Array Encodings

Tesseract supports three encoding formats for array data. The encoding determines how numeric arrays are represented in the JSON payload exchanged between client and server, for both inputs and outputs.

Available formats

Arrays are serialized as nested JSON lists. Human-readable but slow and memory-intensive for large arrays.

{
  "object_type": "array",
  "shape": [3],
  "dtype": "float64",
  "data": [1.0, 2.0, 3.0]
}

Binary array data is base64-encoded and embedded in JSON. Good balance of efficiency and portability.

{
  "object_type": "array",
  "shape": [3],
  "dtype": "float64",
  "data": {
    "buffer": "AAAAAAAA8D8AAAAAAAAAQAAAAAAAAAhA",
    "encoding": "base64"
  }
}

Array data is stored in separate binary files, with JSON containing only references. Most efficient for large data.

{
  "object_type": "array",
  "shape": [1000000],
  "dtype": "float64",
  "data": {
    "buffer": "arrays/output_0.bin:0",
    "encoding": "binref"
  }
}

Which format should I use?

Format

Description

Best For

json

Arrays encoded as nested JSON lists

Debugging, human-readable output. Avoid for large arrays

base64

Binary data encoded as base64 strings in JSON

General-purpose default for HTTP transport

binref

References to binary files on disk

Large arrays (>10MB), when disk I/O is preferable over HTTP, when data is written to disk anyway

The chart below shows how encoding format affects serialization and transfer overhead as array size grows. For more on overall Tesseract performance trade-offs, see Performance Trade-offs & Optimization.
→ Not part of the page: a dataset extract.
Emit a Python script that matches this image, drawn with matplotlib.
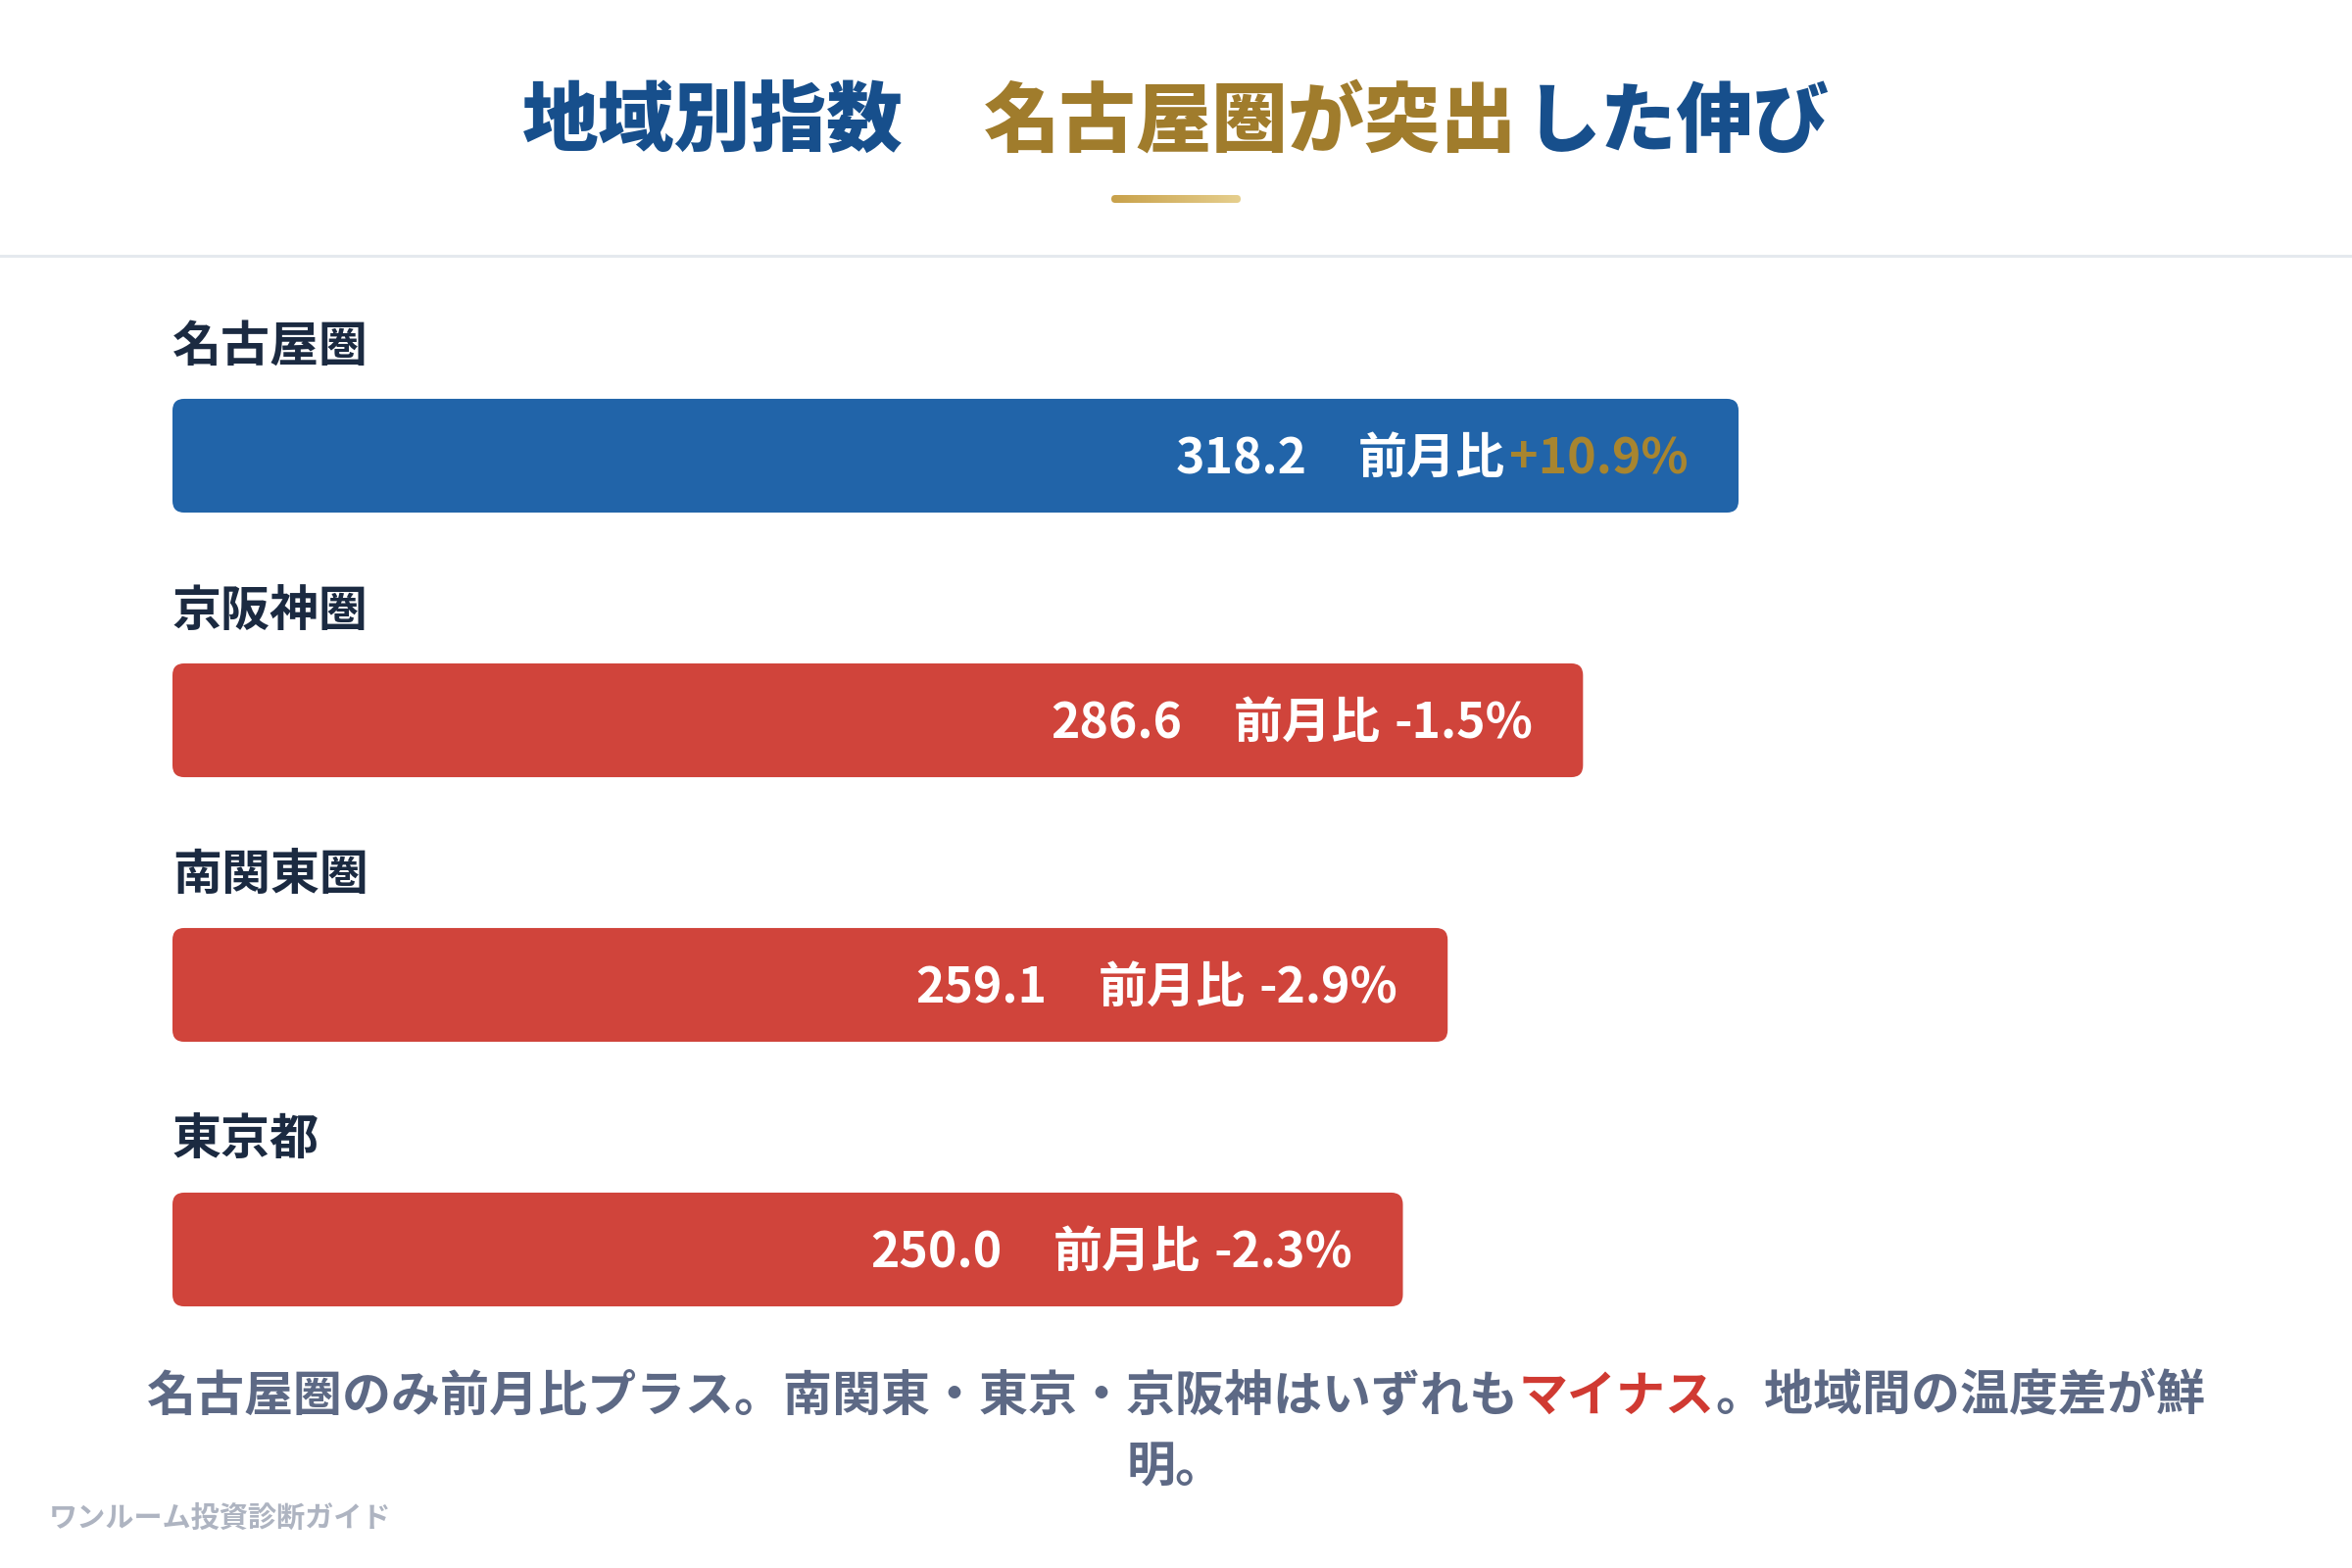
import numpy as np
import matplotlib
matplotlib.use("Agg")
import matplotlib.pyplot as plt
from matplotlib.patches import FancyBboxPatch
from matplotlib.colors import LinearSegmentedColormap

plt.rcParams['font.family'] = ['Noto Sans CJK JP', 'DejaVu Sans']

# data
regions = ["名古屋圏", "京阪神圏", "南関東圏", "東京都"]
index_values = [318.2, 286.6, 259.1, 250.0]
mom_change = [10.9, -1.5, -2.9, -2.3]

title_parts = ["地域別指数", "名古屋圏が突出", "した伸び"]
note_parts = ["名古屋圏のみ前月比プラス。南関東・東京・京阪神はいずれも", "マイナス", "。地域間の温度差が鮮"]
note_line2 = "明。"
credit = "ワンルーム投資診断ガイド"

NAVY = "#174f8c"
GOLD = "#a07c2c"
BLUE = "#2164a9"
RED = "#d0443b"
LABEL = "#1b2a41"
NOTE = "#5d6985"
NOTE_RED = "#d03a32"

fig = plt.figure(figsize=(12, 8), dpi=200)
fig.patch.set_facecolor("white")
r = fig.canvas.get_renderer()

# background axes in pixel units (top-down)
bg = fig.add_axes([0, 0, 1, 1])
bg.set_xlim(0, 2400)
bg.set_ylim(1600, 0)
bg.axis('off')


def centered_line(parts, colors, y, size, gaps=None, weight='bold'):
    texts = [bg.text(0, y, p, color=c, fontsize=size, fontweight=weight,
                     ha='left', va='center') for p, c in zip(parts, colors)]
    widths = [t.get_window_extent(r).width for t in texts]
    gaps = gaps or [0] * (len(parts) - 1)
    total = sum(widths) + sum(gaps)
    x = 1200 - total / 2
    for k, t in enumerate(texts):
        t.set_x(x)
        x += widths[k] + (gaps[k] if k < len(gaps) else 0)


# title
centered_line(title_parts, [NAVY, GOLD, NAVY], 126, 28, gaps=[82, 8], weight='heavy')

# gold underline with gradient
grad = np.linspace(0, 1, 256).reshape(1, -1)
cmap = LinearSegmentedColormap.from_list("gold", ["#c8a14a", "#e6cf8e"])
im = bg.imshow(grad, cmap=cmap, extent=(1134, 1266, 207, 199), aspect='auto', zorder=2)
clip = FancyBboxPatch((1134, 199), 132, 8, boxstyle="round,pad=0,rounding_size=4",
                      transform=bg.transData, fc='none', ec='none')
bg.add_patch(clip)
im.set_clip_path(clip)
bg.set_xlim(0, 2400)
bg.set_ylim(1600, 0)

# separator
bg.plot([0, 2400], [261, 261], color="#e5e9ee", lw=1.1)

# bars
ax = fig.add_axes([176 / 2400, (1600 - 1410) / 1600, 2049 / 2400, 1080 / 1600])
ax.set_xlim(0, 408)
ax.set_ylim(3.5, -0.5)
ax.axis('off')

bar_h = 0.43
for i, (name, v, c) in enumerate(zip(regions, index_values, mom_change)):
    color = BLUE if c > 0 else RED
    ax.add_patch(FancyBboxPatch((0, i - bar_h / 2), v, bar_h,
                                boxstyle="round,pad=0,rounding_size=2.4",
                                mutation_aspect=0.0186, fc=color, ec='none'))
    ax.text(0, i - 0.41, name, color=LABEL, fontsize=18, fontweight='bold',
            ha='left', va='center')

    pct = f"{c:+.1f}%"
    pieces = [(f"{v:.1f}", "white"), ("前月比", "white"),
              (pct, "#a8852f" if c > 0 else "white")]
    gaps = [52, 5 if c > 0 else 14]
    x_off = -51
    for k in reversed(range(3)):
        txt, col = pieces[k]
        t = ax.annotate(txt, xy=(v, i), xycoords='data', xytext=(x_off, -18),
                        textcoords='offset pixels', ha='right', va='baseline',
                        color=col, fontsize=18, fontweight='bold')
        w = t.get_window_extent(r).width
        if k > 0:
            x_off -= w + gaps[k - 1]

# footer note
centered_line(note_parts, [NOTE, NOTE_RED, NOTE], 1425, 18)
bg.text(1200, 1498, note_line2, color=NOTE, fontsize=18, fontweight='bold',
        ha='center', va='center')

# credit
bg.text(50, 1549, credit, color="#aeb4c1", fontsize=10.5, fontweight='bold',
        ha='left', va='center')

fig.savefig("out.png", dpi=200, facecolor="white")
Encoding performance comparison

Serialization and transfer overhead by encoding format and array size.

Usage

The default format is json. To use a different encoding, set the format flag:

base64

$ tesseract run vectoradd apply -f "json+base64" @examples/vectoradd/example_inputs_b64.json
{"result":{"object_type":"array","shape":[3],"dtype":"float64","data":{"buffer":"AAAAAAAALEAAAAAAAAA2QAAAAAAAAD5A","encoding":"base64"}}}
$ curl \
  -H "Accept: application/json+base64" \
  -H "Content-Type: application/json" \
  -d @examples/vectoradd/example_inputs.json \
  http://<tesseract-address>:<port>/apply
{"result":{"object_type":"array","shape":[3],"dtype":"float64","data":{"buffer":"AAAAAAAALEAAAAAAAAA2QAAAAAAAAD5A","encoding":"base64"}}}

binref

The json+binref format stores array data in separate .bin files and puts only references in the JSON. This enables lazy loading via LazySequence. See the Array docstring for more details.

$ tesseract run vectoradd apply -f "json+binref" -o /tmp/output @examples/vectoradd/example_inputs.json

$ ls /tmp/output
7796fb36-849a-42ce-8288-a07426111f0c.bin results.json

$ cat /tmp/output/results.json
{"result":{"object_type":"array","shape":[3],"dtype":"float64","data":{"buffer":"7796fb36-849a-42ce-8288-a07426111f0c.bin:0","encoding":"binref"}}}

Specify --output-path when serving so the .bin files are accessible on the host. Otherwise they’re only available inside the container (under /tesseract/output_path).

$ tesseract serve <tesseract-name> --output-path /tmp/output
$ curl \
  -H "Accept: application/json+binref" \
  -H "Content-Type: application/json" \
  -d @examples/vectoradd/example_inputs.json \
  http://<tesseract-address>:<port>/apply

The .bin file references are relative to the --output-path.